Das Wochenende, nachdem Frau Mittenzwey das Internet wahrscheinlich nicht kaputt gemacht hat.

Das Wochenende, nachdem Frau Mittenzwey das Internet wahrscheinlich nicht kaputt gemacht hat.

»Denn plötzlich haben alle Zeit. Doch dann wird es richtig gemütlich, obwohl das Internet nicht funktioniert – oder vielleicht auch gerade deshalb.«
(Waschzettel zu Marc-Uwe Kling; Der Tag, an dem die Oma das Internet kaputt gemacht hat)

Kleine Geister würden sagen: Da sieht man mal wieder, wie abhängig wir doch von dieser Technik sind!
Ich sage es auch, denke aber darüber nach. Die beste Gefährtin von allen läuft etwas somnabul zum Rechner, um inhaltsleeren Blicks in den Bildschirm zu sehen. Das geht auch ohne Internet. Die Buben dürfen sowieso nicht an den Computer, bevor sie ihn brauchen, um ihre Promotionsurkunden einzuscannen. Der Herr Neuleerer hat fünf oder sieben Gerätchen, mit denen man papierlose Bücher lesen kann, trotzdem sind es meistens bedruckte Seiten, die ihm in der Wanne ins Wasser gleiten, wenn er zu tief über den Inhalt nachdenkt.

***

Frau Mittenzwey ist die etwas verhuschte Gattin ihres Gatten, den wir General nennen. Sie darf frei herumlaufen, aber nur ein Stückchen vor das Haus oder ein Stückchen hinter das Haus.
Wer jetzt denkt, der Dichter arbeitet sich aber an einem Klischee ab, irrt.
Es ist doch so: Für jedes Rollenfach gibt es Schauspieler, die gut passen oder sich irgendwann passend gespielt haben (etwa Carmen-Maja Antoni als komische Alte oder Manfred Krug als Manfred Krug). Aber vor die Rollen hat ja der liebe Gott das Leben gesetzt, das echte. Und das findet hier statt und zwar folgendermaßen:

Wir inspizieren mal ein bisschen unser Grundstück. Die Sonne lacht den März herbei und wir denken mal wieder, wir müssten mal wieder darüber nachdenken, was wir mal wieder tun müssten nach dem Denken.

Das Publikum naht. Wie wir so vor dem Haus stehen, steht Frau Mittenzwey auch vor ihrem Haus. Auf der anderen Seite steht Frau Goldfisch ebenfalls vor ihrem Haus; das fällt aber nicht weiter auf, denn sie steht immer da.

Dann gehen wir hinter das Haus.
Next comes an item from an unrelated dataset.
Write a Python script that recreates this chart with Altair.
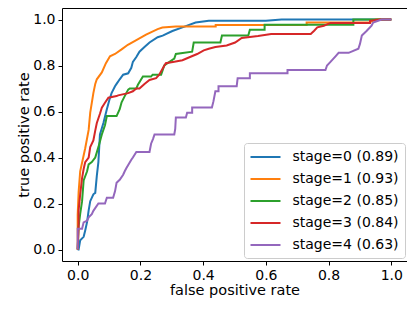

Frau Mittenzwey geht hinter das Haus.
Wir wollen unseren Besuch verabschieden und gehen wieder vor das Haus zur Straße. Frau Mittenzwey …
das muss ich nicht erzählen – sie steht da.

Jetzt hat sie ja nicht alles mitbekommen und ein furchtbarer Verdacht fällt auf Frau Mittenzwey. Nämlich, wie sich einige Tage später herausstellt, gab es einen Schaden am Telekomschaltdingenskasten; Frau Mittenzwey wird doch nicht?

Nein, gewiss nicht. Aber das Internet ist kaputt, und zwar das ganze. Kein Onlineshoppen, kein Onlineschooling, kein Onlinebanking, kein Telefon, kein Fernsehen. Mein Blog ist wieder der Block, das geht immer.

Das, was einen berührt, also so ganz wörtlich gemeint, geht auch immer und geht auch immer nur analog. Das Geschrei der Buben, ihr Geruch, ihr bandscheibensprengender Sport, wenn Papa Neuleerer Klettergerüst spielen muss – von dem, was die beste Gefährtin von allen analog tut, ganz zu schweigen, denn das gehört nicht ins Internet. Und dann kann es auch ein paar Tage kaputt sein. Das ganze Internet, von mir aus.

Frau Mittenzwey weiß das auch. Ihr Spionieren ist analog und das Tratschen mit Frau Goldfisch ebenso. Was habe ich für glückliche Nachbarinnen! Unabhängig von der Technik, immer schlechte Laune, mit oder ohne Strom.

***

Ich schreibe alles auf. Das geht ohne Strom. Aber zwei, drei Bekannte, zwei, drei Unbekannte wollen was lesen von mir, also bitte!

Das Internet geht wieder. Das ist gut. Aber es gibt Momente, da schert es mich nicht. Die Sonne scheint, ich schnappe mir den Krümel und scheuche ihn vors Haus. Mal sehen, was Frau Mittenzwey macht.